Cool stuff. Kate. I hope you manage to make it to the Aug. 3rd Open House. That would be a lovely outing.
How exciting! It’s delightful to be part of the adventure! I can see why you’d be immersed in following this current excavation and wondering what new finds might reveal some answers to the questions about why this particular Roman town was so deliberately abandoned. Thank you for the excellent links, too. This is history at its most exciting. You just never know what’s to be found!
Extremely fascinating as to why they would have purposefully left!
How fascinating Kate! I was unaware of an archeological site of this scale in Britain!

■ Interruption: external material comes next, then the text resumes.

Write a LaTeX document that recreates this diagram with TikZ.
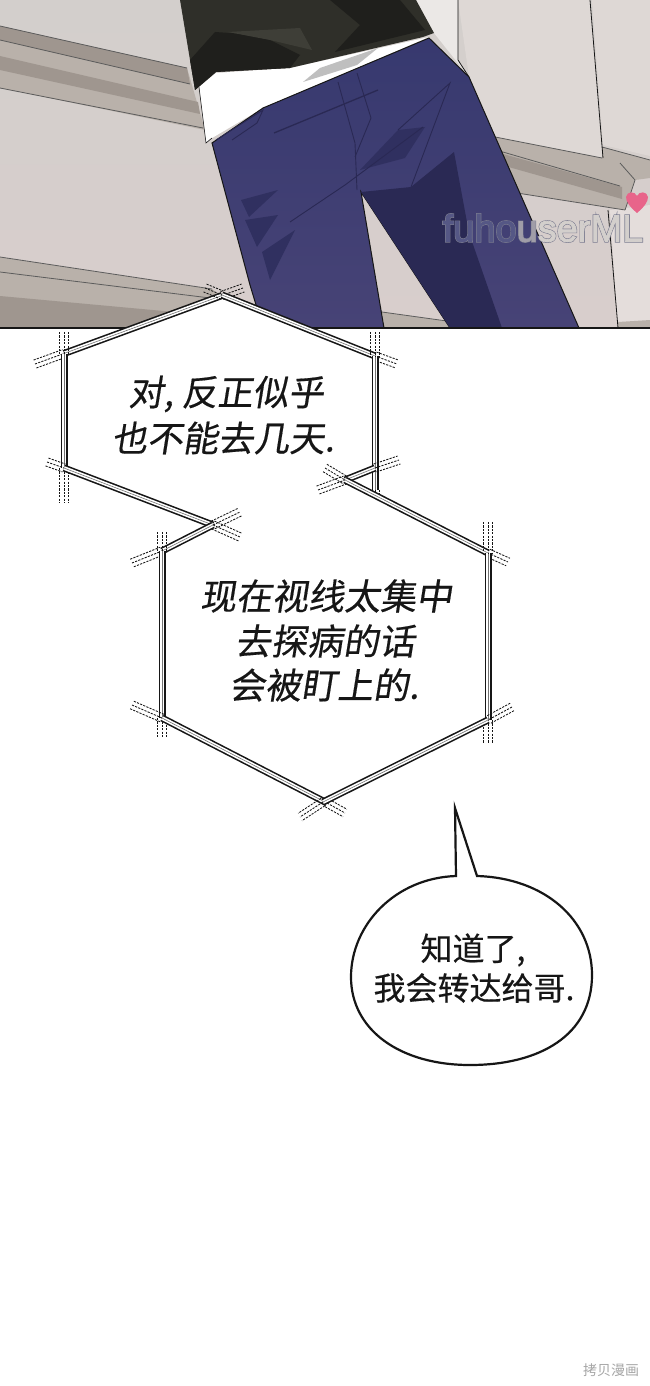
\documentclass[tikz,border=0pt]{standalone}
\usepackage{fontspec}
\usetikzlibrary{calc}
\newfontfamily\cjk[FakeBold=0.4]{Noto Sans CJK SC}
\newfontfamily\cjklight{Noto Sans CJK SC}
\newfontfamily\cjkit[FakeSlant=0.16,FakeBold=0.4]{Noto Sans CJK SC}
\newfontfamily\wmfont[FakeBold=5]{Liberation Sans}
\newfontfamily\wmfontb[FakeBold=2]{Liberation Sans}
\definecolor{wall}{HTML}{D3CFCC}
\definecolor{wallb}{HTML}{D8CECC}
\definecolor{panel}{HTML}{DED8D5}
\definecolor{railA}{HTML}{9F968F}
\definecolor{railB}{HTML}{B9B1AA}
\definecolor{jeans}{HTML}{37396F}
\definecolor{jeansb}{HTML}{474376}
\definecolor{jeansd}{HTML}{2A2954}
\definecolor{jeansm}{HTML}{303060}
\definecolor{shirt}{HTML}{2F2F29}
\definecolor{shirtd}{HTML}{1F1F1C}
\definecolor{shirtl}{HTML}{3E3E37}
\definecolor{heart}{HTML}{E8648A}
\definecolor{ink}{HTML}{161616}
\tikzset{
  edge/.style={draw=ink,line width=1pt},
  soft/.style={draw=ink!70,line width=.8pt},
  seam/.style={draw=jeansd,line width=.9pt},
  solidpart/.style={draw=ink,line width=1.6pt,double=white,double distance=3.8pt},
  dashpart/.style={draw=ink,line width=.85pt,dash pattern=on 2.2pt off 1.2pt},
  midpart/.style={draw=black!55,line width=.6pt},
  talk/.style={font=\cjkit\fontsize{#1}{#1}\selectfont,text=ink,inner sep=0pt},
  say/.style={font=\cjk\fontsize{32}{32}\selectfont,text=ink,inner sep=0pt},
}
% A, B, C, D : solid double from B to C, dashed on three tracks from A to B and from C to D
\newcommand{\hx}[4]{%
  \draw[solidpart] (#2) -- (#3);
  \draw[midpart] (#2) -- (#3);
  \foreach \o in {-4.2,0,4.2}{
    \draw[dashpart] ($(#1)!\o pt!90:(#3)$) -- ($(#2)!\o pt!90:(#3)$);
    \draw[dashpart] ($(#3)!\o pt!-90:(#2)$) -- ($(#4)!\o pt!-90:(#2)$);
  }
}
\begin{document}
\begin{tikzpicture}[x=1pt,y=-1pt]
\useasboundingbox (0,0) rectangle (650,1386);
\fill[white] (0,0) rectangle (650,1386);
% --- photo panel
\shade[top color=wall,bottom color=wallb] (0,0) rectangle (650,328);
% upper rail left
\fill[railB] (0,26) -- (187,68) -- (205,130) -- (0,88) -- cycle;
\fill[railA] (0,56) -- (198,102) -- (200,114) -- (0,70) -- cycle;
\fill[railA] (0,26) -- (187,68) -- (190,84) -- (0,40) -- cycle;
\draw[soft] (0,26) -- (187,68);
\draw[soft] (0,40) -- (190,84);
\draw[soft] (0,88) -- (203,128);
% lower rail left
\fill[railB] (0,257) -- (212,289) -- (262,328) -- (0,328) -- cycle;
\fill[railA] (0,296) -- (240,318) -- (240,328) -- (0,328) -- cycle;
\draw[soft] (0,257) -- (212,289);
\draw[soft] (0,272) -- (210,298);
% right wall panels
\fill[panel] (458,0) -- (590,0) -- (603,158) -- (485,135) -- (469,77) -- cycle;
\fill[panel] (592,0) -- (650,0) -- (650,156) -- (603,145) -- cycle;
\fill[wallb!70!white] (610,210) -- (650,205) -- (650,328) -- (618,328) -- cycle;
% right rail
\fill[railB] (485,135) -- (602,158) -- (602,147) -- (650,160) -- (650,178) -- (635,180) -- (625,210) -- (517,193) -- cycle;
\fill[railA] (496,152) -- (622,187) -- (622,199) -- (505,166) -- cycle;
\fill[railB] (382,312) -- (454,322) -- (456,328) -- (384,328) -- cycle;
\fill[railB] (618,322) -- (650,320) -- (650,328) -- (618,328) -- cycle;
\draw[soft] (485,135) -- (602,158);
\draw[soft] (602,147) -- (650,160);
\draw[soft] (496,150) -- (620,186);
\draw[soft] (620,163) -- (635,180) -- (625,210);
\draw[soft] (517,193) -- (625,210);
\draw[soft] (382,312) -- (454,322);
\draw[edge,line width=.8pt] (590,0) -- (603,158);
\draw[edge,line width=.8pt] (608,210) -- (618,328);
% arm
\fill[panel!60!white] (416,0) -- (458,0) -- (458,60) -- (469,77) -- (434,33) -- cycle;
\draw[edge,line width=.8pt] (458,0) -- (458,60) -- (469,77);
% white shirt
\fill[white] (199,87) -- (216,73) -- (290,68) -- (429,37) -- (263,108) -- (212,138) -- (206,143) -- cycle;
\draw[edge,line width=.6pt] (199,87) -- (206,143) -- (212,138);
\fill[black!25] (303,82) -- (320,68) -- (378,48) -- (357,65) -- cycle;
% black shirt
\fill[shirt] (180,0) -- (416,0) -- (434,33) -- (423,37) -- (290,68) -- (216,72) -- (195,90) -- cycle;
\fill[shirtd] (190,60) -- (215,32) -- (260,35) -- (300,55) -- (290,68) -- (216,72) -- (195,90) -- cycle;
\fill[shirtl] (228,32) -- (300,28) -- (312,50) -- (270,40) -- cycle;
\fill[shirtd] (330,0) -- (400,0) -- (425,30) -- (335,52) -- (360,25) -- cycle;
% jeans
\shade[top color=jeans,bottom color=jeansb,draw=ink,line width=1pt]
  (212,143) -- (263,108) -- (429,38) -- (469,77) -- (579,328) -- (450,328)
  -- (361,192) -- (384,328) -- (263,328) -- (250,285) -- cycle;
% shadows
\fill[jeansd] (361,192) -- (411,187) -- (454,152) -- (469,233) -- (502,328) -- (450,328) -- cycle;
\fill[jeansm] (241,200) -- (278,190) -- (249,217) -- cycle;
\fill[jeansm] (245,220) -- (278,215) -- (257,247) -- cycle;
\fill[jeansm] (262,252) -- (295,230) -- (270,280) -- cycle;
\fill[jeansm] (398,130) -- (425,127) -- (405,158) -- (360,170) -- cycle;
% seams
\draw[seam] (338,82) -- (355,143) -- (357,190);
\draw[seam] (357,73) -- (371,118) -- (355,157);
\draw[seam,line width=1.3pt] (274,133) -- (378,90);
\draw[seam] (290,222) -- (345,185) -- (423,127);
\draw[seam] (398,130) -- (450,83) -- (411,187);
\draw[seam] (216,140) -- (263,110) -- (257,123) -- (232,140);
% heart and watermark
\fill[heart] (637,213) .. controls (630,207) and (626,202) .. (626,197) .. controls (627,191) and (635,191) .. (637,196) .. controls (639,191) and (647,191) .. (648,197) .. controls (648,202) and (644,207) .. (637,213) -- cycle;
\node[inner sep=0pt,font=\fontsize{38}{38}\selectfont] (mark) at (543,228)
  {\rlap{\wmfont\color{black!38!jeans!60!white}fuhouserML}\wmfontb\textcolor{jeans!85!white}{fuho}\textcolor{jeansd!30!wall}{u}\textcolor{wall}{serML}};
% frame line of the panel
\draw[ink,line width=2pt] (0,328) -- (650,328);
% --- white inside of the first hexagon over the panel
\fill[white] (125,329) -- (222,295) -- (312,329) -- cycle;
% --- first hexagon
\hx{35,364}{64,353.5}{222,295.5}{243,288}
\hx{205,288}{222,295}{375,356}{397,364}
\hx{64,332}{64,353.5}{64,468}{64,503}
\hx{47,462}{64,468}{213,525}{240,537}
\hx{375,332}{375,356}{375,490}{375,495}
\hx{318,490}{345,480}{375,468}{399,460}
% --- second hexagon
\hx{132,563}{162,551}{213,525}{240,512}
\hx{325,468}{345,480}{488,553}{508,562}
\hx{162,532}{162,551}{162,718}{162,738}
\hx{488,522}{488,553}{488,720}{488,743}
\hx{132,705}{162,718}{327,803}{345,813}
\hx{512,707}{488,720}{323,802}{300,817}
% --- texts
\node[talk=35.5] (t1) at (226,394) {对, 反正似乎};
\node[talk=35.5] (t2) at (223,438) {也不能去几天.};
\node[talk=36] (t3) at (326,596) {现在视线太集中};
\node[talk=36] (t4) at (325,641) {去探病的话};
\node[talk=36] (t5) at (324,685) {会被盯上的.};
% --- speech bubble
\draw[ink,line width=2.2pt,fill=white]
  (456,876) -- (455,808) -- (477,876)
  .. controls (545,878) and (592,920) .. (592,975)
  .. controls (592,1035) and (540,1065) .. (470,1065)
  .. controls (400,1065) and (351,1030) .. (351,977)
  .. controls (351,925) and (395,878) .. (456,876) -- cycle;
\node[say] (b1) at (473,950) {知道了,};
\node[say] (b2) at (474,988) {我会转达给哥.};
% --- corner stamp
\node[font=\cjklight\fontsize{14}{14}\selectfont,text=black!35,inner sep=0pt] (stamp) at (611,1370) {拷贝漫画};
\end{tikzpicture}
\end{document}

Thank you for the links.
Ooh, I wish I could go! (If only for one of those rubber duckies!). We presume too much sometimes. It’s a comforting fallacy that we’ve got it sussed. Despite my Reading links and Time Team … ahem, obsession, I’ve never knew of this place. 🙂
Maybe they left to get away from all the bleeding tourists!!
‘ …and this is another prime example of a relic from a Motor Car of the ancient nineteenth to twenty-second centuries. It has been established that they were all used in the worship of a primitive god they called Speed …’
I really do wonder why they buzzed off from there. If it had been a plague, would they have stuck around long enough to fill in the wells?